7.1 This chapter discusses issues concerning decision-making ability that have implications for access to justice. Persons with disability may be involved in court processes in a number of different roles, including as parties and witnesses in criminal and civil proceedings.
7.2 In this chapter, the ALRC examines a range of Commonwealth laws and legal frameworks affecting people involved in court proceedings. The issues discussed affect people as:
- defendants in criminal proceedings—the concept of unfitness to stand trial;
- parties to civil proceedings—the appointment and role of litigation representatives;
- witnesses in criminal or civil proceedings—giving evidence as a witness, and consenting to the taking of forensic samples; and
- potential jurors—qualification for jury service.

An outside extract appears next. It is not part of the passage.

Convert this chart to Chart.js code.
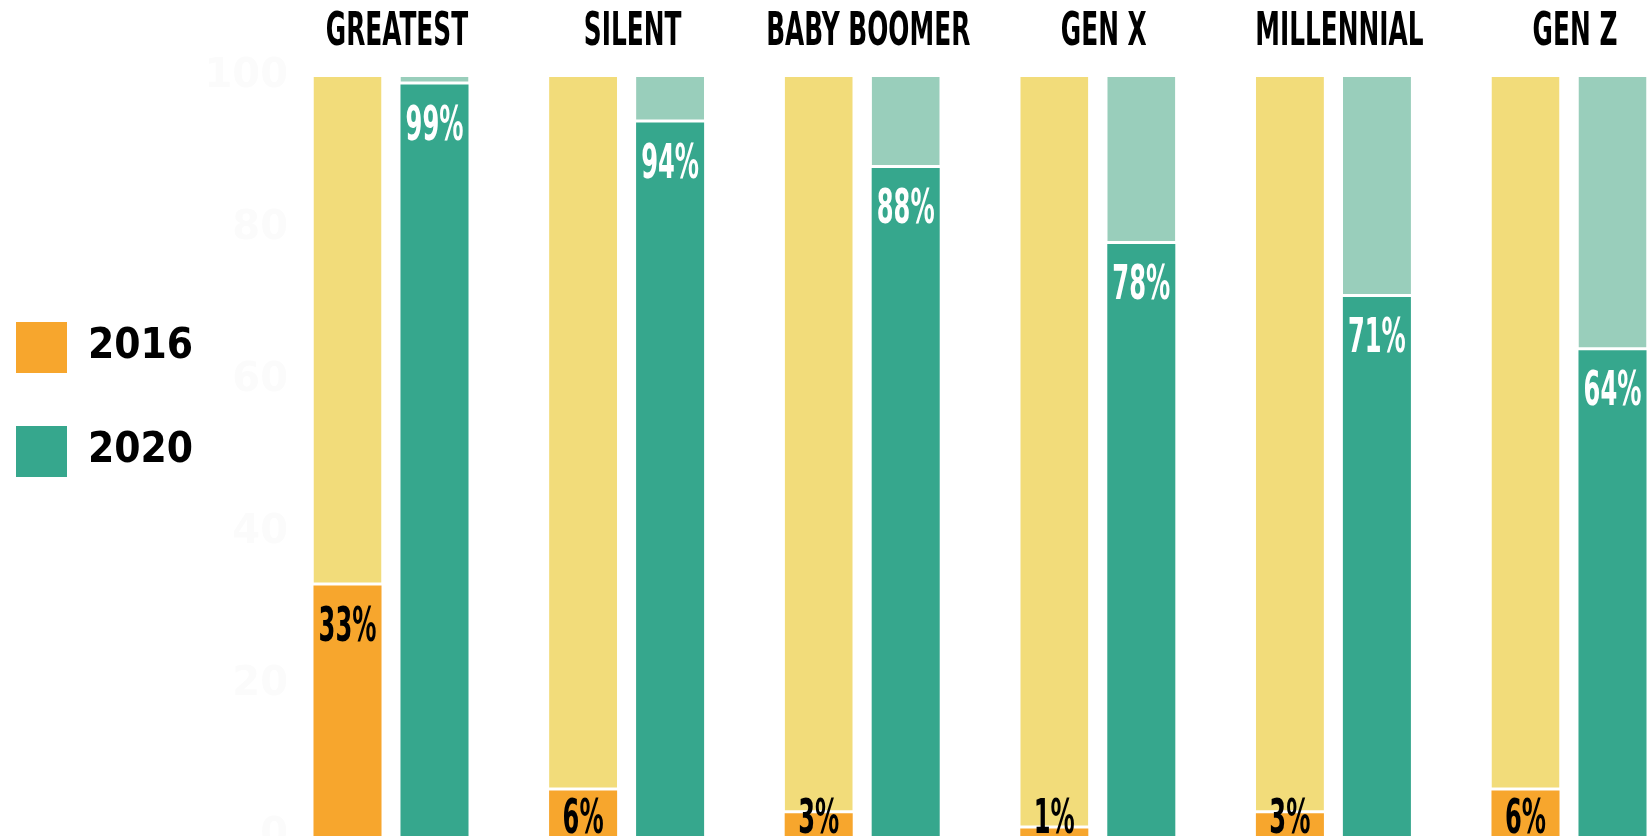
<!DOCTYPE html>
<html>
<head>
<meta charset="utf-8">
<script src="https://cdn.jsdelivr.net/npm/chart.js@4/dist/chart.umd.min.js"></script>
<style>
html, body { margin:0; padding:0; background:#fff; overflow:hidden; }
#wrap { width:1647px; height:836px; position:relative; }
</style>
</head>
<body>
<div id="wrap"><canvas id="Chart_gen"></canvas></div>
<script>
let generations=['GREATEST','SILENT','BABY BOOMER','GEN X','MILLENNIAL','GEN Z'];
let share2016=[33,6,3,1,3,6];
let rest2016=[67,94,97,99,97,94];
let share2020=[99,94,88,78,71,64];
let rest2020=[1,6,12,22,29,36];
let yTicks=[0,20,40,60,80,100];

let narrow="'DejaVu Sans Condensed','Liberation Sans Narrow',sans-serif";

// tall condensed text, squeezed horizontally
function squeezeText(ctx,text,x,y,size,color,sx) {
    ctx.save();
    ctx.font='bold '+size+'px '+narrow;
    ctx.fillStyle=color;
    ctx.textAlign='center';
    ctx.textBaseline='alphabetic';
    ctx.translate(x,y);
    ctx.scale(sx,1);
    ctx.fillText(text,0,0);
    ctx.restore();
}

// generation names above the groups + percent labels on the bars
let barLabels={
    id: 'barLabels',
    afterDatasetsDraw: function(chart) {
        let ctx=chart.ctx;
        let bottom=chart.chartArea.bottom;
        let xs=chart.scales.x;
        generations.forEach(function(g,i) {
            squeezeText(ctx,g,xs.getPixelForValue(i)+6,45,46,'#000',0.6);
        });
        [[0,share2016,'#000'],[2,share2020,'#fff']].forEach(function(s) {
            chart.getDatasetMeta(s[0]).data.forEach(function(bar,i) {
                squeezeText(ctx,s[1][i]+'%',bar.x,Math.min(bar.y+55,bottom-3),48,s[2],0.56);
            });
        });
    }
};

function barSet(label,data,color,stack,gap) {
    return {
        label          : label,
        data           : data,
        backgroundColor: color,
        borderColor    : '#fff',
        borderWidth    : gap ? {top:0,left:0,right:0,bottom:3} : 0,
        borderSkipped  : false,
        stack          : stack,
        clip           : false,
        categoryPercentage: 0.7385,
        barPercentage  : 0.782
    };
}

function drawChart(id) {
    let chartData={
        labels  : generations,
        datasets: [
            barSet('2016',share2016,'#F7A62D','y2016',false),
            barSet('2016 rest',rest2016,'#F2DC7A','y2016',true),
            barSet('2020',share2020,'#36A78D','y2020',false),
            barSet('2020 rest',rest2020,'#99CEBB','y2020',true)
        ]
    };
    return new Chart(document.getElementById(id).getContext('2d'), {
        type   : 'bar',
        data   : chartData,
        plugins: [barLabels],
        options: {
            responsive         : true,
            maintainAspectRatio: false,
            animation          : false,
            layout             : {padding: {left:0, top:0, right:78, bottom:0}},
            plugins: {
                tooltip: {enabled: false},
                legend : {
                    position: 'left',
                    align   : 'center',
                    labels  : {
                        boxWidth : 51,
                        boxHeight: 51,
                        padding  : 16,
                        color    : '#000',
                        font     : {family: narrow, size: 42, weight: 'bold', lineHeight: '88px'},
                        generateLabels: function(c) {
                            return Chart.defaults.plugins.legend.labels.generateLabels(c)
                                .filter(function(l) { return l.datasetIndex%2===0; })
                                .map(function(l) { l.text=[l.text]; l.lineWidth=0; return l; });
                        }
                    }
                }
            },
            scales: {
                x: {
                    position: 'top',
                    stacked : true,
                    offset  : false,
                    grid    : {display: false, drawTicks: false},
                    border  : {display: false},
                    ticks   : {display: false},
                    afterFit: function(s) { s.height=77; s.paddingLeft=0; s.paddingRight=0; }
                },
                y: {
                    stacked: true,
                    min    : 0,
                    max    : 100,
                    grid   : {display: false, drawTicks: false},
                    border : {display: false},
                    ticks  : {
                        color  : '#fbfbfb',
                        font   : {family: "'DejaVu Sans',sans-serif", size: 40, weight: 'bold'},
                        padding: 103
                    },
                    afterBuildTicks: function(s) {
                        s.ticks=yTicks.map(function(v) { return {value: v}; });
                    },
                    afterFit: function(s) {
                        let lw=s.chart.legend ? s.chart.legend.width : 0;
                        s.width=391-lw;
                        s.paddingTop=0;
                        s.paddingBottom=0;
                    }
                }
            }
        }
    });
}

drawChart('Chart_gen');
</script>
</body>
</html>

7.3 In each of these areas there are existing tests of a person’s capacity to exercise legal rights or to participate in legal processes. The ALRC recommends that these tests should be reformed consistently with the National Decision-Making Principles, based on art 12 of the United Nations Convention on the Rights of Persons with Disabilities (CRPD) and other sources.
7.4 Generally, the ALRC recommends that these tests be reformulated to focus on whether, and to what extent, a person can be supported to play their role in the justice system, rather than on whether they have capacity to play such a role at all. By providing models in Commonwealth laws, the ALRC also seeks to inform and provide a catalyst for reform of state and territory laws.
7.5 An important theme is the tension between laws that are intended to operate in a ‘protective’ manner—for example, in order to ensure a fair trial—and increasing demands for equal participation, in legal processes, of persons who require decision-making support.
The issues discussed in this chapter do not arise in the same way in tribunal proceedings, which involve merits review of government decisions, and are generally less formal and adversarial than in the courts. There is no equivalent, for example, of rules about the competency of witnesses: see Matthew Groves, ‘Do Administrative Tribunals Have to Be Satisfied of the Competence of Parties Before Them?’ (2013) 20 Psychiatry, Psychology and Law 133.
See Ch 3.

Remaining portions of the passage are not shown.